**Aim:**
Retype, exactly as they stand, the lines from the start of the data to the line that contains "W, H, DPI = 898, 585, 100", both ends included. Leave the pictures out.

**Data lines:**
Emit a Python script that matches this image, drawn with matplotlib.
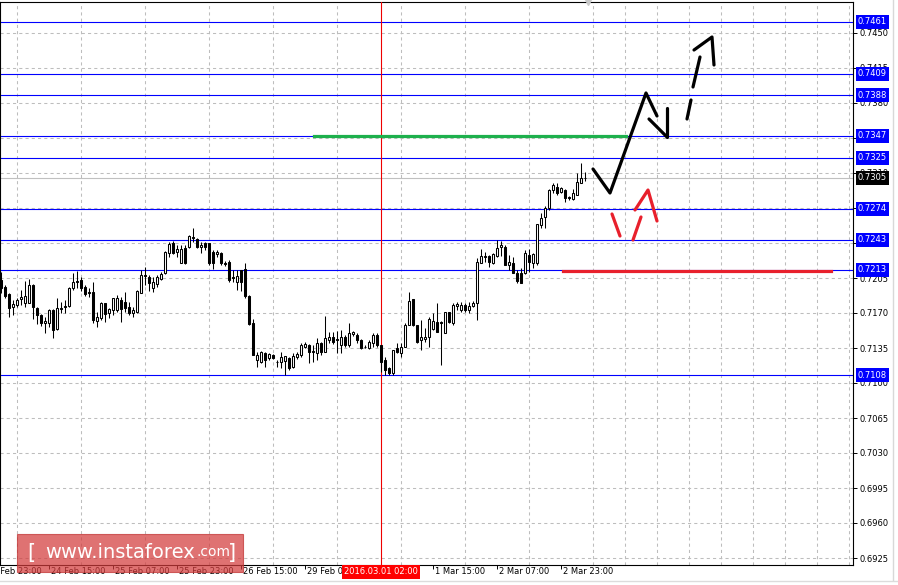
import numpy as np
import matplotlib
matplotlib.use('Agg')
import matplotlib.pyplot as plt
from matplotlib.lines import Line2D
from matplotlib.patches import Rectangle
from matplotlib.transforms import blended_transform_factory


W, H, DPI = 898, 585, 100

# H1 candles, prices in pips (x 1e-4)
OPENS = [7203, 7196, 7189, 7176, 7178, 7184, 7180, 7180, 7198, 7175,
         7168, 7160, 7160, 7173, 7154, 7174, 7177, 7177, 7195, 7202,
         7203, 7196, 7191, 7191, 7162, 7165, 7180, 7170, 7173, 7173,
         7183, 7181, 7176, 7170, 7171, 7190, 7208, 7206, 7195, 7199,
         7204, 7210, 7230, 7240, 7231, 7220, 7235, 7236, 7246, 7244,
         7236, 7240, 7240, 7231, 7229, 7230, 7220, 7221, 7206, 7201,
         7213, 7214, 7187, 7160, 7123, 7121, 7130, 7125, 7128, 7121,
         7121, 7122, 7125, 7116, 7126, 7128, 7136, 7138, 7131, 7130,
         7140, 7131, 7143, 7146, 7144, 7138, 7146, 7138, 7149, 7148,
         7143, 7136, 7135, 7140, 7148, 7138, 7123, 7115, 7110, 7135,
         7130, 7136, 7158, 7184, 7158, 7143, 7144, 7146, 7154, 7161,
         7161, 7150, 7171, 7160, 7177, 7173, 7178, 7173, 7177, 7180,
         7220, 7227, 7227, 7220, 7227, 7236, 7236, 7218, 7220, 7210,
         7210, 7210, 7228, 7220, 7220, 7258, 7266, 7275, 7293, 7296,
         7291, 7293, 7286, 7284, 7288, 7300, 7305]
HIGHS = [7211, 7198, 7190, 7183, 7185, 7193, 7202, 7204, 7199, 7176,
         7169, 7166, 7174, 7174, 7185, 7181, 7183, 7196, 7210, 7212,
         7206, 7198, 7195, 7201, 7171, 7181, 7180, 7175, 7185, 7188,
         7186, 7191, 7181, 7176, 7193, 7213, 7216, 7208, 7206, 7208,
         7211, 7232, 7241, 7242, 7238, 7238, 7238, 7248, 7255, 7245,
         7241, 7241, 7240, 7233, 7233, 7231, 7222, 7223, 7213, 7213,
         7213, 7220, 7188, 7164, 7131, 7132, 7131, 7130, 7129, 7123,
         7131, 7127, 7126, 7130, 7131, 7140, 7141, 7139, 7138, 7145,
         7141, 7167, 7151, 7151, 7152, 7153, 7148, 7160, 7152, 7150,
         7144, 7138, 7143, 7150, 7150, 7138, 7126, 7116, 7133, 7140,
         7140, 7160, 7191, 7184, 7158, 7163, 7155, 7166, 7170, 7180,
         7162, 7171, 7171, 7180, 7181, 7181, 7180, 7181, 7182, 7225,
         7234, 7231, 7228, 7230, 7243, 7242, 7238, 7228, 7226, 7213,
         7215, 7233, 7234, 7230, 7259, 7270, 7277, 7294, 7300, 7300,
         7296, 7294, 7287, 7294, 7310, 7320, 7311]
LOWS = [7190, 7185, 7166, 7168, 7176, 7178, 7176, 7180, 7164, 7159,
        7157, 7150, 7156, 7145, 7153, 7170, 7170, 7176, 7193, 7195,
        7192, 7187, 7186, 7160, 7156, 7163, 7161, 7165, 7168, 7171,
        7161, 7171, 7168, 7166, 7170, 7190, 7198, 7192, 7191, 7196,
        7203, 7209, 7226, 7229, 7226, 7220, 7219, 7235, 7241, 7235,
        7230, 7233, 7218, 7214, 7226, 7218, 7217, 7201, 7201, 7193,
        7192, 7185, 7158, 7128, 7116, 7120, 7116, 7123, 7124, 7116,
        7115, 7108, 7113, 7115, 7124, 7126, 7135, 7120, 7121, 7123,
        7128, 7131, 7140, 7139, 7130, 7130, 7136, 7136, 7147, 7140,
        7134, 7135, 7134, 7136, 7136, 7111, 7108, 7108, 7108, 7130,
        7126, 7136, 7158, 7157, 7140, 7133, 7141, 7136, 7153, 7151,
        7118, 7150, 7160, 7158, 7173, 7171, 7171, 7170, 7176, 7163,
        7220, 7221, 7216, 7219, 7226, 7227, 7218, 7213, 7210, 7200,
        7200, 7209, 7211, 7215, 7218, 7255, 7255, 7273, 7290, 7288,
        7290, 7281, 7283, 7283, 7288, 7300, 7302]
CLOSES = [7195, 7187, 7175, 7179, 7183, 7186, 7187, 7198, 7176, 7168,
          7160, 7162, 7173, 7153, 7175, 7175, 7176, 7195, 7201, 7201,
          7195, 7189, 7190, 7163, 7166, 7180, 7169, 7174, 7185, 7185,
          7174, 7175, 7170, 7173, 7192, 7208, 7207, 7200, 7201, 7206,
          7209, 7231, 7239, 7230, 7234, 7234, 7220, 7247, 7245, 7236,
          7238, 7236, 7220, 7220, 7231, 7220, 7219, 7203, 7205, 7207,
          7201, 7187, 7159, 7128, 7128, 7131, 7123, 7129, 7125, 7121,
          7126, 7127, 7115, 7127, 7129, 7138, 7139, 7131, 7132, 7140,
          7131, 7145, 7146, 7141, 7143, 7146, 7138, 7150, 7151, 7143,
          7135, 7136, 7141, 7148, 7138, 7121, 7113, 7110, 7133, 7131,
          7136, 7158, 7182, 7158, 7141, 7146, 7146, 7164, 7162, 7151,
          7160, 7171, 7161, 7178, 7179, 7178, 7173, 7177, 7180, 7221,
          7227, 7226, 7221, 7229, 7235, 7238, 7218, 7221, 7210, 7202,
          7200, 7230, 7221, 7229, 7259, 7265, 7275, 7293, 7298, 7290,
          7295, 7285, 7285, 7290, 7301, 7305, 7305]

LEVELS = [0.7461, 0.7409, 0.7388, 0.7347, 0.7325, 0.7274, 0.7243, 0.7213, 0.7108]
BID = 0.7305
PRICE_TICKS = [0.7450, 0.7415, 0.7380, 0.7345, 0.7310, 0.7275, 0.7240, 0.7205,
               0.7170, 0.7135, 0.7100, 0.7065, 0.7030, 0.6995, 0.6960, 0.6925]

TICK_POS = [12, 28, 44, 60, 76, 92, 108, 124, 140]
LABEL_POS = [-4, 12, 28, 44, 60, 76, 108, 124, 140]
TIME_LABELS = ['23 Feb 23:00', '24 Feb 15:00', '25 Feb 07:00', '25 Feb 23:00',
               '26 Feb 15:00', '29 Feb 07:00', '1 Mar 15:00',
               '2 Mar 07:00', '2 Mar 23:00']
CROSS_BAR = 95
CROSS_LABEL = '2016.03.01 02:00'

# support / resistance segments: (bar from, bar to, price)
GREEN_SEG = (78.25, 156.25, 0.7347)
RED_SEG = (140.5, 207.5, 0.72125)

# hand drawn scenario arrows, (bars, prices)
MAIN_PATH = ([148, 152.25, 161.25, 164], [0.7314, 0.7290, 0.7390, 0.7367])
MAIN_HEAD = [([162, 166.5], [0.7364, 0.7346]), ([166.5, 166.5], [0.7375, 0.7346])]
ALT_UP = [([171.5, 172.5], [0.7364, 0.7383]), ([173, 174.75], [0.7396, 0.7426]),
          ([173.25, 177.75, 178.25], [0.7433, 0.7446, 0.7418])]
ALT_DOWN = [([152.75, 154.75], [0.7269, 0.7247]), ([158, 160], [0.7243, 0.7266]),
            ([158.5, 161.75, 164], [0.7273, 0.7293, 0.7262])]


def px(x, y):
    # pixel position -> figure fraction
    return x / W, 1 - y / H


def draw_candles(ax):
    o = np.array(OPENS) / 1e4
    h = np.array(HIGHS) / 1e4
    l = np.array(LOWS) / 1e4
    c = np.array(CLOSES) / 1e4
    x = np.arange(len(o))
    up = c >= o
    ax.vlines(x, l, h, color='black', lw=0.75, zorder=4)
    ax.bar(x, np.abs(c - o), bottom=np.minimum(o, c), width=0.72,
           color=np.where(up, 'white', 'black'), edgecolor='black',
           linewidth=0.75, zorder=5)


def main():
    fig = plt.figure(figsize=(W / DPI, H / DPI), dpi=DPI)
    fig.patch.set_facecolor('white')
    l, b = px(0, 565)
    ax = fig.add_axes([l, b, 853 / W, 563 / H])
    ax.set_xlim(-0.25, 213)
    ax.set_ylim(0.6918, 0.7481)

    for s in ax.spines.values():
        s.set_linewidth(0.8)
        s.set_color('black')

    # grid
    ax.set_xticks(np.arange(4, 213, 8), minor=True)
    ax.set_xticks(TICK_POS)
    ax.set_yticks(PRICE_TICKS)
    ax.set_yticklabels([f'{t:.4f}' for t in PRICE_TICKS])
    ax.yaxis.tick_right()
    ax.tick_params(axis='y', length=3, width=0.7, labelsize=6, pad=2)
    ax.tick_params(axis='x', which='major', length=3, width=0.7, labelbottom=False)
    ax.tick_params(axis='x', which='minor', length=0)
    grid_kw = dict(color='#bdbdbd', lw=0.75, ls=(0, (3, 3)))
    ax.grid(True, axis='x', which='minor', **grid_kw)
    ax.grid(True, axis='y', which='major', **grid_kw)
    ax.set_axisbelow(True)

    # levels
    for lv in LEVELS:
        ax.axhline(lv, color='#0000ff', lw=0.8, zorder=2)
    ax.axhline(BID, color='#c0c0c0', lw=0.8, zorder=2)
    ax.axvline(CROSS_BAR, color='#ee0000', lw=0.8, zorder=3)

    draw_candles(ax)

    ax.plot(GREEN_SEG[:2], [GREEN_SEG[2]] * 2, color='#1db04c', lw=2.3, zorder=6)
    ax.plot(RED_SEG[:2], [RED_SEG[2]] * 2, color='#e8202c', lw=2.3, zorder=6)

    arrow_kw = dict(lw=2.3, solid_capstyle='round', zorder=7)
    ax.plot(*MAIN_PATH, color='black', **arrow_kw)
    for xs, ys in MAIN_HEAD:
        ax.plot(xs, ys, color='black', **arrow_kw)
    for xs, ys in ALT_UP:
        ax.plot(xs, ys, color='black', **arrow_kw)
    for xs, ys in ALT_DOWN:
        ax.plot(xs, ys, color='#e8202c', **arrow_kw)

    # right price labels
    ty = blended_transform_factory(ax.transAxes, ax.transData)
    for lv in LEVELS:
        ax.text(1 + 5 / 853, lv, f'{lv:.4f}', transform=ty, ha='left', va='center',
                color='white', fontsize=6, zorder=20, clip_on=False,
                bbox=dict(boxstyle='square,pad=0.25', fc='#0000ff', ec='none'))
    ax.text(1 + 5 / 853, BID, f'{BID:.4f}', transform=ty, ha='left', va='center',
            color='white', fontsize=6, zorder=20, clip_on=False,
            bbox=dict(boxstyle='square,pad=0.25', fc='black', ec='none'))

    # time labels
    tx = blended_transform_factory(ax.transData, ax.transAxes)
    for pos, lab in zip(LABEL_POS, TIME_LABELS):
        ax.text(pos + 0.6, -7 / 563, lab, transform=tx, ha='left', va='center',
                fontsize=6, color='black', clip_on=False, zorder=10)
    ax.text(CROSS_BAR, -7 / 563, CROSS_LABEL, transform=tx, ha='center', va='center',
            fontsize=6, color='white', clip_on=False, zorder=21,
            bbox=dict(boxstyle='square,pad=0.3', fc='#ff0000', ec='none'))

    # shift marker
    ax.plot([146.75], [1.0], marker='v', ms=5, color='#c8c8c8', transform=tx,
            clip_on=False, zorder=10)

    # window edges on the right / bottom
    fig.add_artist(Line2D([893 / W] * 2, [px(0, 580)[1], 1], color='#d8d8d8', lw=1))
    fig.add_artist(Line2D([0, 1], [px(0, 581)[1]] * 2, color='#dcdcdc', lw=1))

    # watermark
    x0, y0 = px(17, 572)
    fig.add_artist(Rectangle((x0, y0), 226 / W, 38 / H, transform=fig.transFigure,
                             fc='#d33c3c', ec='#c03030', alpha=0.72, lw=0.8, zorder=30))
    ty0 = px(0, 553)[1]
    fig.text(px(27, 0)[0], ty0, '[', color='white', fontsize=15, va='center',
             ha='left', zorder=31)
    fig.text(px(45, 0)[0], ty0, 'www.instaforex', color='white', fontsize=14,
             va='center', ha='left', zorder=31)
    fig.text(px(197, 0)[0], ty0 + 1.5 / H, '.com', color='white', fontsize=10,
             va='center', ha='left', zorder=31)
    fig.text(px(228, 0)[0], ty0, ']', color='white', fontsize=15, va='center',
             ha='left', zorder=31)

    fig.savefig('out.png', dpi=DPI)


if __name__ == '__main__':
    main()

**Response to the task:**
Emit a Python script that matches this image, drawn with matplotlib.
import numpy as np
import matplotlib
matplotlib.use('Agg')
import matplotlib.pyplot as plt
from matplotlib.lines import Line2D
from matplotlib.patches import Rectangle
from matplotlib.transforms import blended_transform_factory


W, H, DPI = 898, 585, 100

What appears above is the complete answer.